● **OBJECTIVE**:
Transcribe all of the material exactly, except for its pictures.

● **DATA EXTRACT**:
○ ○ ○
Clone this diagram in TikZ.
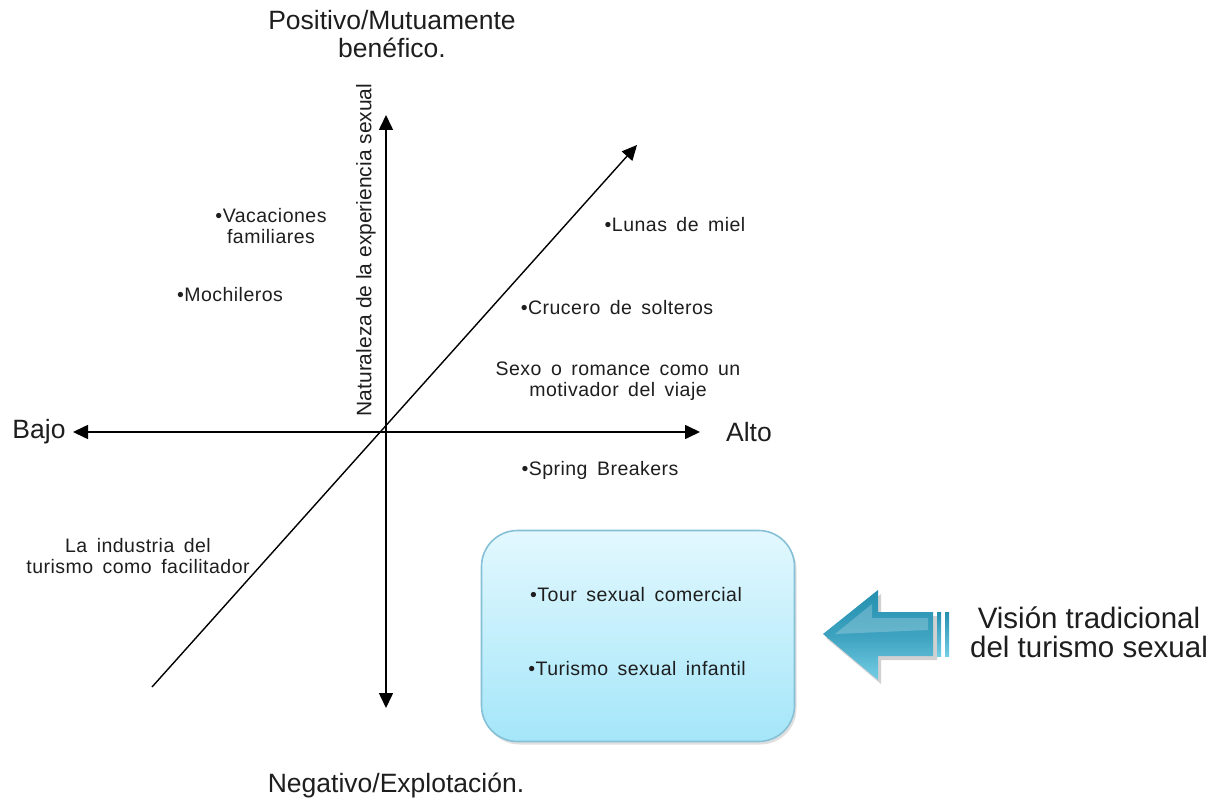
\documentclass[tikz,border=0pt]{standalone}
\usepackage{fontspec}
\setmainfont{Liberation Sans}
\newfontfamily\spacedfont[LetterSpace=2.5,WordSpace=1.6]{Liberation Sans}
\usetikzlibrary{arrows.meta,shadows}
\definecolor{txt}{HTML}{1E1E1E}
\definecolor{boxtop}{HTML}{E3F8FE}
\definecolor{boxbot}{HTML}{A4E6F9}
\definecolor{boxline}{HTML}{86C0D6}
\definecolor{arrtop}{HTML}{2590B0}
\definecolor{arrbot}{HTML}{74CDE4}
\tikzset{
  axis/.style={line width=1.6pt,draw=black,-{Triangle[length=15pt,width=14pt]}},
  axisboth/.style={line width=1.6pt,draw=black,{Triangle[length=15pt,width=14pt]}-{Triangle[length=15pt,width=14pt]}},
  big/.style={font=\fontsize{26.5}{31}\selectfont,text=txt,inner sep=0pt,align=center},
  small/.style={font=\spacedfont\fontsize{19.5}{22}\selectfont,text=txt,inner sep=0pt,align=center},
  vision/.style={font=\fontsize{29.5}{31}\selectfont,text=txt,inner sep=0pt,align=center},
  bluebox/.style={rounded corners=36pt,top color=boxtop,bottom color=boxbot,draw=boxline,line width=1.6pt,
    minimum width=313pt,minimum height=211pt,drop shadow={shadow xshift=2pt,shadow yshift=-3pt,opacity=0.25}}
}
\begin{document}
\begin{tikzpicture}[x=1pt,y=-1pt]
\useasboundingbox (0,0) rectangle (1217,799);
\fill[white] (0,0) rectangle (1217,799);

% axis end points
\coordinate (hl) at (73,432);
\coordinate (hr) at (700,432);
\coordinate (vt) at (386,115);
\coordinate (vb) at (386,708);
\coordinate (dl) at (152,687);
\coordinate (dr) at (637,145);

\draw[axisboth] (hl) -- (hr);
\draw[axisboth] (vt) -- (vb);
\draw[axis,line width=1.4pt] (dl) -- (dr);

% labels
\node[big] (pos) at (392,34) {Positivo/Mutuamente\\[-3pt]benéfico.};
\node[big] (neg) at (396,785) {Negativo/Explotación.};
\node[big] (bajo) at (39,432) {Bajo};
\node[big] (alto) at (749,432) {Alto};
\node[font=\fontsize{21}{24}\selectfont,text=txt,inner sep=0pt,rotate=90] (nat) at (366,250) {Naturaleza de la experiencia sexual};

\node[small] (vac) at (271,226) {•Vacaciones\\[-1pt]familiares};
\node[small] (moch) at (230,295) {•Mochileros};
\node[small] (luna) at (675,225) {•Lunas de miel};
\node[small] (cruc) at (617,308) {•Crucero de solteros};
\node[small] (sexo) at (618,381) {Sexo o romance como un\\[-1pt]motivador del viaje};
\node[small] (spring) at (600,470) {•Spring Breakers};
\node[small] (ind) at (138,556) {La industria del\\[-1pt]turismo como facilitador};

% box
\node[bluebox] (box) at (638,636) {};
\node[small] (tour) at (636,595) {•Tour sexual comercial};
\node[small] (inf) at (637,669) {•Turismo sexual infantil};

% block arrow
\begin{scope}
\fill[black,opacity=0.18] (826,638) -- (881,594) -- (881,616) -- (937,616) -- (937,660) -- (881,660) -- (881,684) -- cycle;
\shade[top color=arrtop,bottom color=arrbot,middle color=arrtop!70!arrbot] (823,634) -- (878,590) -- (878,612) -- (933,612) -- (933,656) -- (878,656) -- (878,680) -- cycle;
\fill[white,opacity=0.22] (835,634) -- (872,604) -- (872,618) -- (928,618) -- (928,630) -- cycle;
\shade[top color=arrtop,bottom color=arrbot] (937,612) rectangle (941,656);
\shade[top color=arrtop,bottom color=arrbot] (945,612) rectangle (949,656);
\end{scope}
\node[vision] (vis) at (1089,632) {Visión tradicional\\[-2pt]del turismo sexual};
\end{tikzpicture}
\end{document}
○ ○ ○
● **COMPLETED EXERCISE**:
Clone this diagram in TikZ.
\documentclass[tikz,border=0pt]{standalone}
\usepackage{fontspec}
\setmainfont{Liberation Sans}
\newfontfamily\spacedfont[LetterSpace=2.5,WordSpace=1.6]{Liberation Sans}
\usetikzlibrary{arrows.meta,shadows}
\definecolor{txt}{HTML}{1E1E1E}
\definecolor{boxtop}{HTML}{E3F8FE}
\definecolor{boxbot}{HTML}{A4E6F9}
\definecolor{boxline}{HTML}{86C0D6}
\definecolor{arrtop}{HTML}{2590B0}
\definecolor{arrbot}{HTML}{74CDE4}
\tikzset{
  axis/.style={line width=1.6pt,draw=black,-{Triangle[length=15pt,width=14pt]}},
  axisboth/.style={line width=1.6pt,draw=black,{Triangle[length=15pt,width=14pt]}-{Triangle[length=15pt,width=14pt]}},
  big/.style={font=\fontsize{26.5}{31}\selectfont,text=txt,inner sep=0pt,align=center},
  small/.style={font=\spacedfont\fontsize{19.5}{22}\selectfont,text=txt,inner sep=0pt,align=center},
  vision/.style={font=\fontsize{29.5}{31}\selectfont,text=txt,inner sep=0pt,align=center},
  bluebox/.style={rounded corners=36pt,top color=boxtop,bottom color=boxbot,draw=boxline,line width=1.6pt,
    minimum width=313pt,minimum height=211pt,drop shadow={shadow xshift=2pt,shadow yshift=-3pt,opacity=0.25}}
}
\begin{document}
\begin{tikzpicture}[x=1pt,y=-1pt]
\useasboundingbox (0,0) rectangle (1217,799);
\fill[white] (0,0) rectangle (1217,799);

% axis end points
\coordinate (hl) at (73,432);
\coordinate (hr) at (700,432);
\coordinate (vt) at (386,115);
\coordinate (vb) at (386,708);
\coordinate (dl) at (152,687);
\coordinate (dr) at (637,145);

\draw[axisboth] (hl) -- (hr);
\draw[axisboth] (vt) -- (vb);
\draw[axis,line width=1.4pt] (dl) -- (dr);

% labels
\node[big] (pos) at (392,34) {Positivo/Mutuamente\\[-3pt]benéfico.};
\node[big] (neg) at (396,785) {Negativo/Explotación.};
\node[big] (bajo) at (39,432) {Bajo};
\node[big] (alto) at (749,432) {Alto};
\node[font=\fontsize{21}{24}\selectfont,text=txt,inner sep=0pt,rotate=90] (nat) at (366,250) {Naturaleza de la experiencia sexual};

\node[small] (vac) at (271,226) {•Vacaciones\\[-1pt]familiares};
\node[small] (moch) at (230,295) {•Mochileros};
\node[small] (luna) at (675,225) {•Lunas de miel};
\node[small] (cruc) at (617,308) {•Crucero de solteros};
\node[small] (sexo) at (618,381) {Sexo o romance como un\\[-1pt]motivador del viaje};
\node[small] (spring) at (600,470) {•Spring Breakers};
\node[small] (ind) at (138,556) {La industria del\\[-1pt]turismo como facilitador};

% box
\node[bluebox] (box) at (638,636) {};
\node[small] (tour) at (636,595) {•Tour sexual comercial};
\node[small] (inf) at (637,669) {•Turismo sexual infantil};

% block arrow
\begin{scope}
\fill[black,opacity=0.18] (826,638) -- (881,594) -- (881,616) -- (937,616) -- (937,660) -- (881,660) -- (881,684) -- cycle;
\shade[top color=arrtop,bottom color=arrbot,middle color=arrtop!70!arrbot] (823,634) -- (878,590) -- (878,612) -- (933,612) -- (933,656) -- (878,656) -- (878,680) -- cycle;
\fill[white,opacity=0.22] (835,634) -- (872,604) -- (872,618) -- (928,618) -- (928,630) -- cycle;
\shade[top color=arrtop,bottom color=arrbot] (937,612) rectangle (941,656);
\shade[top color=arrtop,bottom color=arrbot] (945,612) rectangle (949,656);
\end{scope}
\node[vision] (vis) at (1089,632) {Visión tradicional\\[-2pt]del turismo sexual};
\end{tikzpicture}
\end{document}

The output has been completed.